§ **Work to do**:
Give the material once more, word for word, without any images.

§ **Data shown**:
....
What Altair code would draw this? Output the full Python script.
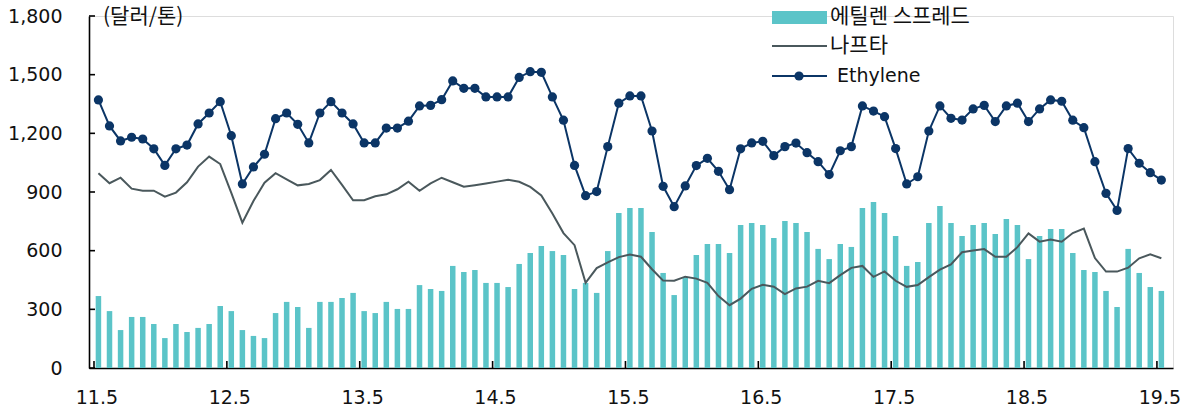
import altair as alt
import pandas as pd

# monthly data, May 2011 .. May 2019 (97 months)
ethylene = [1371, 1238, 1161, 1180, 1171, 1121, 1036, 1121, 1140, 1248, 1304, 1362,
            1188, 941, 1028, 1093, 1275, 1304, 1246, 1151, 1304, 1362, 1304, 1248,
            1151, 1151, 1227, 1227, 1262, 1340, 1343, 1372, 1468, 1430, 1430, 1386,
            1386, 1386, 1486, 1515, 1512, 1386, 1267, 1036, 881, 902, 1132, 1354,
            1391, 1391, 1212, 929, 825, 931, 1035, 1072, 1006, 912, 1121, 1151,
            1159, 1086, 1132, 1150, 1101, 1055, 989, 1111, 1132, 1340, 1314, 1285,
            1122, 941, 978, 1212, 1340, 1277, 1268, 1325, 1343, 1260, 1340, 1354,
            1260, 1325, 1371, 1364, 1267, 1229, 1055, 893, 806, 1122, 1047, 999,
            961]

naphtha = [996, 945, 973, 917, 907, 907, 876, 897, 950, 1030, 1081, 1043,
           895, 743, 854, 948, 996, 965, 934, 941, 961, 1013, 936, 858,
           858, 878, 888, 914, 953, 906, 944, 973, 950, 927, 935, 944,
           953, 963, 952, 926, 882, 790, 690, 628, 436, 511, 540, 567,
           580, 569, 505, 447, 446, 467, 457, 436, 368, 321, 355, 405,
           426, 416, 378, 407, 416, 446, 434, 475, 512, 522, 466, 494,
           446, 415, 424, 465, 503, 530, 592, 601, 608, 569, 569, 618,
           688, 646, 657, 646, 690, 713, 562, 493, 493, 513, 561, 581,
           561]

spread = [368, 291, 194, 261, 261, 225, 153, 225, 184, 205, 225, 317,
          291, 194, 164, 153, 281, 338, 312, 205, 338, 338, 358, 384,
          291, 281, 338, 302, 302, 424, 404, 394, 522, 491, 501, 435,
          435, 414, 532, 588, 624, 598, 578, 404, 435, 384, 598, 793,
          818, 818, 696, 486, 373, 465, 578, 634, 634, 588, 731, 742,
          731, 665, 752, 742, 696, 609, 557, 634, 619, 818, 849, 793,
          675, 522, 542, 742, 828, 742, 675, 731, 742, 685, 762, 731,
          557, 675, 711, 711, 588, 501, 491, 394, 312, 609, 486, 414,
          394]

x_tick_labels = ["11.5", "12.5", "13.5", "14.5", "15.5", "16.5", "17.5", "18.5", "19.5"]
y_ticks = [0, 300, 600, 900, 1200, 1500, 1800]

legend_labels = ["에틸렌 스프레드", "나프타", "Ethylene"]
unit_label = "(달러/톤)"

TEAL = "#5bc4c8"
GRAY = "#4a585c"
NAVY = "#0b3566"
FONT = "DejaVu Sans"
KFONT = "Noto Sans CJK KR"

df = pd.DataFrame({
    "i": list(range(len(ethylene))),
    "ethylene": ethylene,
    "naphtha": naphtha,
    "spread": spread,
})

x_vals = [k * 12 for k in range(len(x_tick_labels))]
label_expr = "[" + ",".join("'%s'" % s for s in x_tick_labels) + "][round(datum.value/12)]"

x_axis = alt.Axis(values=x_vals, labelExpr=label_expr, title=None, grid=False,
                  ticks=False, domainColor="#000", domainWidth=1.6,
                  labelFont=FONT, labelFontSize=19, labelColor="#111",
                  labelPadding=20, labelFlush=False, labelOffset=-2)
y_axis = alt.Axis(values=y_ticks, format=",d", title=None, grid=False,
                  ticks=False, domainColor="#000", domainWidth=1.6,
                  labelFont=FONT, labelFontSize=19, labelColor="#111",
                  labelPadding=27)

x_scale = alt.Scale(domain=[-0.4, 96.6], nice=False, zero=False)
y_scale = alt.Scale(domain=[0, 1800], nice=False)

base = alt.Chart(df)

bars = base.mark_bar(color=TEAL, size=5.5).encode(
    x=alt.X("i:Q", scale=x_scale, axis=x_axis),
    y=alt.Y("spread:Q", scale=y_scale, axis=y_axis),
)

naph = base.mark_line(color=GRAY, strokeWidth=2).encode(
    x=alt.X("i:Q", scale=x_scale, axis=x_axis),
    y=alt.Y("naphtha:Q", scale=y_scale, axis=y_axis),
)

eth = base.mark_line(color=NAVY, strokeWidth=2,
                     point=alt.OverlayMarkDef(filled=True, color=NAVY, size=85, opacity=1)).encode(
    x=alt.X("i:Q", scale=x_scale, axis=x_axis),
    y=alt.Y("ethylene:Q", scale=y_scale, axis=y_axis),
)

# inward tick marks
xt = pd.DataFrame({"pos": [v - 0.4 for v in x_vals]})
x_ticks = alt.Chart(xt).mark_rule(color="#000", strokeWidth=1.6).encode(
    x=alt.X("pos:Q", scale=x_scale, axis=x_axis),
    y=alt.value(345), y2=alt.value(352),
)
yt = pd.DataFrame({"v": y_ticks})
y_ticks_layer = alt.Chart(yt).mark_rule(color="#000", strokeWidth=1.6).encode(
    y=alt.Y("v:Q", scale=y_scale, axis=y_axis),
    x=alt.value(0), x2=alt.value(6),
)

# unit label
unit = alt.Chart(pd.DataFrame({"t": [unit_label]})).mark_text(
    font=KFONT, fontSize=21, align="left", baseline="middle", color="#111"
).encode(text="t:N", x=alt.value(14), y=alt.value(1))

# manual legend
leg_rect = alt.Chart(pd.DataFrame({"a": [0]})).mark_rect(color=TEAL).encode(
    x=alt.value(683), x2=alt.value(738), y=alt.value(-5), y2=alt.value(8))
leg_l1 = alt.Chart(pd.DataFrame({"a": [0]})).mark_rule(color=GRAY, strokeWidth=2).encode(
    x=alt.value(683), x2=alt.value(738), y=alt.value(30))
leg_l2 = alt.Chart(pd.DataFrame({"a": [0]})).mark_rule(color=NAVY, strokeWidth=2).encode(
    x=alt.value(683), x2=alt.value(738), y=alt.value(60))
leg_pt = alt.Chart(pd.DataFrame({"a": [0]})).mark_point(filled=True, color=NAVY, size=85, opacity=1).encode(
    x=alt.value(710), y=alt.value(60))
leg_t1 = alt.Chart(pd.DataFrame({"t": [legend_labels[0]]})).mark_text(
    font=KFONT, fontSize=21, align="left", baseline="middle", color="#111"
).encode(text="t:N", x=alt.value(741), y=alt.value(1))
leg_t2 = alt.Chart(pd.DataFrame({"t": [legend_labels[1]]})).mark_text(
    font=KFONT, fontSize=21, align="left", baseline="middle", color="#111"
).encode(text="t:N", x=alt.value(741), y=alt.value(30))
leg_t3 = alt.Chart(pd.DataFrame({"t": [legend_labels[2]]})).mark_text(
    font=FONT, fontSize=19, align="left", baseline="middle", color="#111"
).encode(text="t:N", x=alt.value(748), y=alt.value(60))

chart = alt.layer(
    bars, naph, eth, x_ticks, y_ticks_layer, unit,
    leg_rect, leg_l1, leg_l2, leg_pt, leg_t1, leg_t2, leg_t3
).properties(
    width=1084, height=352,
    autosize=alt.AutoSizeParams(type="none"),
    padding={"left": 89, "top": 16, "right": 22, "bottom": 42},
).configure_view(stroke=None).configure(background="white")

chart.save("out.html", embed_options={"renderer": "svg", "actions": False})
....
§ **Response to this task**:
What Altair code would draw this? Output the full Python script.
import altair as alt
import pandas as pd

# monthly data, May 2011 .. May 2019 (97 months)
ethylene = [1371, 1238, 1161, 1180, 1171, 1121, 1036, 1121, 1140, 1248, 1304, 1362,
            1188, 941, 1028, 1093, 1275, 1304, 1246, 1151, 1304, 1362, 1304, 1248,
            1151, 1151, 1227, 1227, 1262, 1340, 1343, 1372, 1468, 1430, 1430, 1386,
            1386, 1386, 1486, 1515, 1512, 1386, 1267, 1036, 881, 902, 1132, 1354,
            1391, 1391, 1212, 929, 825, 931, 1035, 1072, 1006, 912, 1121, 1151,
            1159, 1086, 1132, 1150, 1101, 1055, 989, 1111, 1132, 1340, 1314, 1285,
            1122, 941, 978, 1212, 1340, 1277, 1268, 1325, 1343, 1260, 1340, 1354,
            1260, 1325, 1371, 1364, 1267, 1229, 1055, 893, 806, 1122, 1047, 999,
            961]

naphtha = [996, 945, 973, 917, 907, 907, 876, 897, 950, 1030, 1081, 1043,
           895, 743, 854, 948, 996, 965, 934, 941, 961, 1013, 936, 858,
           858, 878, 888, 914, 953, 906, 944, 973, 950, 927, 935, 944,
           953, 963, 952, 926, 882, 790, 690, 628, 436, 511, 540, 567,
           580, 569, 505, 447, 446, 467, 457, 436, 368, 321, 355, 405,
           426, 416, 378, 407, 416, 446, 434, 475, 512, 522, 466, 494,
           446, 415, 424, 465, 503, 530, 592, 601, 608, 569, 569, 618,
           688, 646, 657, 646, 690, 713, 562, 493, 493, 513, 561, 581,
           561]

spread = [368, 291, 194, 261, 261, 225, 153, 225, 184, 205, 225, 317,
          291, 194, 164, 153, 281, 338, 312, 205, 338, 338, 358, 384,
          291, 281, 338, 302, 302, 424, 404, 394, 522, 491, 501, 435,
          435, 414, 532, 588, 624, 598, 578, 404, 435, 384, 598, 793,
          818, 818, 696, 486, 373, 465, 578, 634, 634, 588, 731, 742,
          731, 665, 752, 742, 696, 609, 557, 634, 619, 818, 849, 793,
          675, 522, 542, 742, 828, 742, 675, 731, 742, 685, 762, 731,
          557, 675, 711, 711, 588, 501, 491, 394, 312, 609, 486, 414,
          394]

x_tick_labels = ["11.5", "12.5", "13.5", "14.5", "15.5", "16.5", "17.5", "18.5", "19.5"]
y_ticks = [0, 300, 600, 900, 1200, 1500, 1800]

legend_labels = ["에틸렌 스프레드", "나프타", "Ethylene"]
unit_label = "(달러/톤)"

TEAL = "#5bc4c8"
GRAY = "#4a585c"
NAVY = "#0b3566"
FONT = "DejaVu Sans"
KFONT = "Noto Sans CJK KR"

df = pd.DataFrame({
    "i": list(range(len(ethylene))),
    "ethylene": ethylene,
    "naphtha": naphtha,
    "spread": spread,
})

x_vals = [k * 12 for k in range(len(x_tick_labels))]
label_expr = "[" + ",".join("'%s'" % s for s in x_tick_labels) + "][round(datum.value/12)]"

x_axis = alt.Axis(values=x_vals, labelExpr=label_expr, title=None, grid=False,
                  ticks=False, domainColor="#000", domainWidth=1.6,
                  labelFont=FONT, labelFontSize=19, labelColor="#111",
                  labelPadding=20, labelFlush=False, labelOffset=-2)
y_axis = alt.Axis(values=y_ticks, format=",d", title=None, grid=False,
                  ticks=False, domainColor="#000", domainWidth=1.6,
                  labelFont=FONT, labelFontSize=19, labelColor="#111",
                  labelPadding=27)

x_scale = alt.Scale(domain=[-0.4, 96.6], nice=False, zero=False)
y_scale = alt.Scale(domain=[0, 1800], nice=False)

base = alt.Chart(df)

bars = base.mark_bar(color=TEAL, size=5.5).encode(
    x=alt.X("i:Q", scale=x_scale, axis=x_axis),
    y=alt.Y("spread:Q", scale=y_scale, axis=y_axis),
)

naph = base.mark_line(color=GRAY, strokeWidth=2).encode(
    x=alt.X("i:Q", scale=x_scale, axis=x_axis),
    y=alt.Y("naphtha:Q", scale=y_scale, axis=y_axis),
)

eth = base.mark_line(color=NAVY, strokeWidth=2,
                     point=alt.OverlayMarkDef(filled=True, color=NAVY, size=85, opacity=1)).encode(
    x=alt.X("i:Q", scale=x_scale, axis=x_axis),
    y=alt.Y("ethylene:Q", scale=y_scale, axis=y_axis),
)

# inward tick marks
xt = pd.DataFrame({"pos": [v - 0.4 for v in x_vals]})
x_ticks = alt.Chart(xt).mark_rule(color="#000", strokeWidth=1.6).encode(
    x=alt.X("pos:Q", scale=x_scale, axis=x_axis),
    y=alt.value(345), y2=alt.value(352),
)
yt = pd.DataFrame({"v": y_ticks})
y_ticks_layer = alt.Chart(yt).mark_rule(color="#000", strokeWidth=1.6).encode(
    y=alt.Y("v:Q", scale=y_scale, axis=y_axis),
    x=alt.value(0), x2=alt.value(6),
)

# unit label
unit = alt.Chart(pd.DataFrame({"t": [unit_label]})).mark_text(
    font=KFONT, fontSize=21, align="left", baseline="middle", color="#111"
).encode(text="t:N", x=alt.value(14), y=alt.value(1))

# manual legend
leg_rect = alt.Chart(pd.DataFrame({"a": [0]})).mark_rect(color=TEAL).encode(
    x=alt.value(683), x2=alt.value(738), y=alt.value(-5), y2=alt.value(8))
leg_l1 = alt.Chart(pd.DataFrame({"a": [0]})).mark_rule(color=GRAY, strokeWidth=2).encode(
    x=alt.value(683), x2=alt.value(738), y=alt.value(30))
leg_l2 = alt.Chart(pd.DataFrame({"a": [0]})).mark_rule(color=NAVY, strokeWidth=2).encode(
    x=alt.value(683), x2=alt.value(738), y=alt.value(60))
leg_pt = alt.Chart(pd.DataFrame({"a": [0]})).mark_point(filled=True, color=NAVY, size=85, opacity=1).encode(
    x=alt.value(710), y=alt.value(60))
leg_t1 = alt.Chart(pd.DataFrame({"t": [legend_labels[0]]})).mark_text(
    font=KFONT, fontSize=21, align="left", baseline="middle", color="#111"
).encode(text="t:N", x=alt.value(741), y=alt.value(1))
leg_t2 = alt.Chart(pd.DataFrame({"t": [legend_labels[1]]})).mark_text(
    font=KFONT, fontSize=21, align="left", baseline="middle", color="#111"
).encode(text="t:N", x=alt.value(741), y=alt.value(30))
leg_t3 = alt.Chart(pd.DataFrame({"t": [legend_labels[2]]})).mark_text(
    font=FONT, fontSize=19, align="left", baseline="middle", color="#111"
).encode(text="t:N", x=alt.value(748), y=alt.value(60))

chart = alt.layer(
    bars, naph, eth, x_ticks, y_ticks_layer, unit,
    leg_rect, leg_l1, leg_l2, leg_pt, leg_t1, leg_t2, leg_t3
).properties(
    width=1084, height=352,
    autosize=alt.AutoSizeParams(type="none"),
    padding={"left": 89, "top": 16, "right": 22, "bottom": 42},
).configure_view(stroke=None).configure(background="white")

chart.save("out.html", embed_options={"renderer": "svg", "actions": False})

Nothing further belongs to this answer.